A system of rails would be installed around the job site allowing the printer to move in three dimensions. Using concrete printers these robots would print a house from the ground up.  This technology will revolutionize every aspect of the construction industry.  In the NGV world, this means fueling stations that once took months to build, could now be assembled and operational in just days. While it is extremely unlikely an entire compressor would ever be printed on site, there are still several benefits to such an approach. The robotic printers would prepare the entire fueling station site in a short period of time, printing the concrete pad, high pressure piping and the electrical systems. For stations with time fill systems where each vehicle has a dedicated fueling hose, the entire time fill system consisting of concrete K-rail, gas lines and plastic-metal hosing is an ideal candidate for robotic printing.   

Once the site is prepared, the core equipment components would be installed.  While real world advances such as this will be implementing incrementally, the end result will be fueling stations that are built in far less time. This will improve costs by reducing construction time and labor, simplifying permitting, and even reducing insurance costs.

                                 Finally...Space Spiders.

                                Finally...Space Spiders.
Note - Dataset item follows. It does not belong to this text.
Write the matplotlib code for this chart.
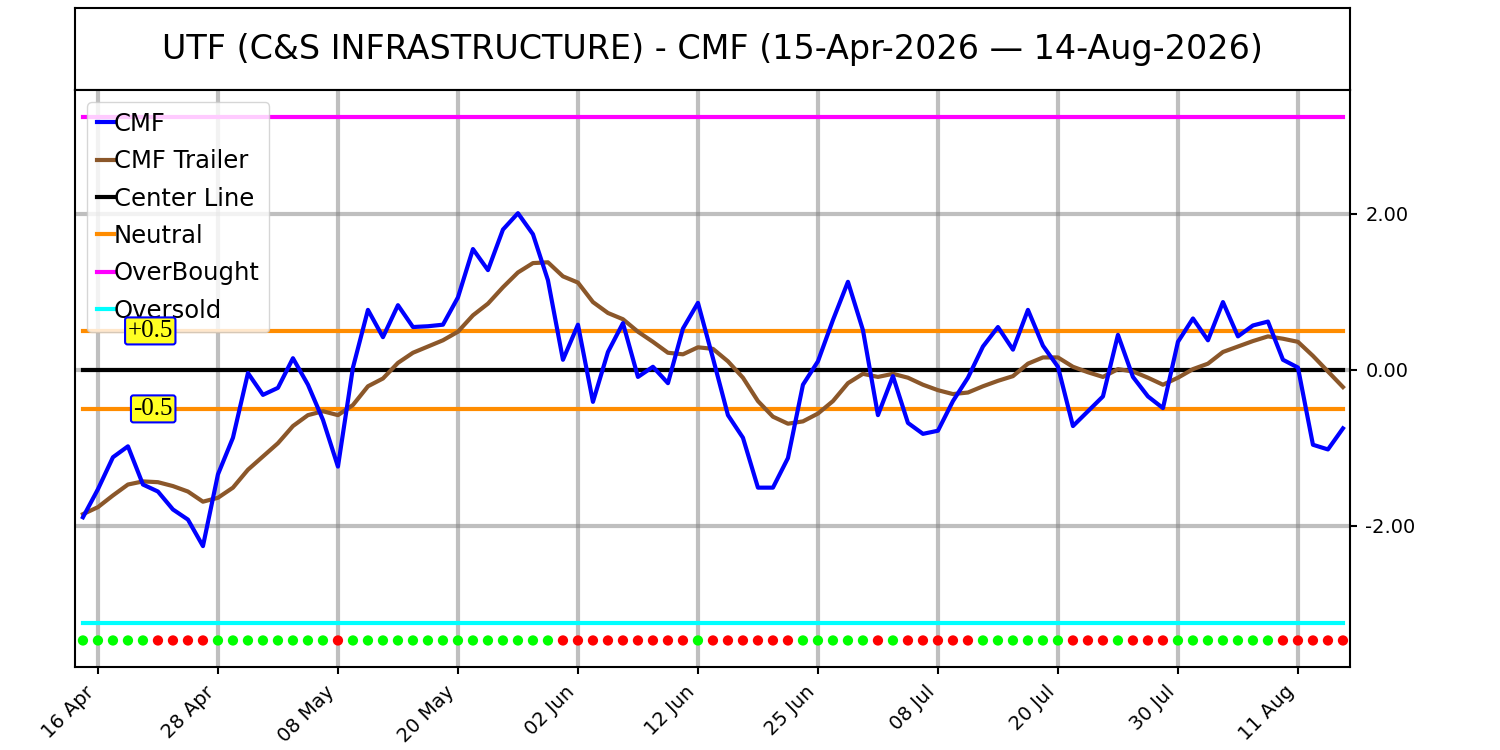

For one last wow factor, I will share with you the ultimate domain of 3D printing: space. Doing anything in space is incredibly expensive, especially construction projects. For this reason you will see some of the most incredible advances in 3D printing occur in space, where the lack of gravity, abundance of raw material and free solar energy create the foundation for technologies that sound like science fiction, but are quite real. SpiderFab is developing 3D printing robots that will be utilized for space-construction projects. These are the enabling technologies that will allow space-based solar energy facilities and orbital fueling depots to become a reality. Companies like Planetary Resources will deliver fuel and raw materials to the resident staff of spider printers…setting the stage for the Trillion dollar commercial space economy.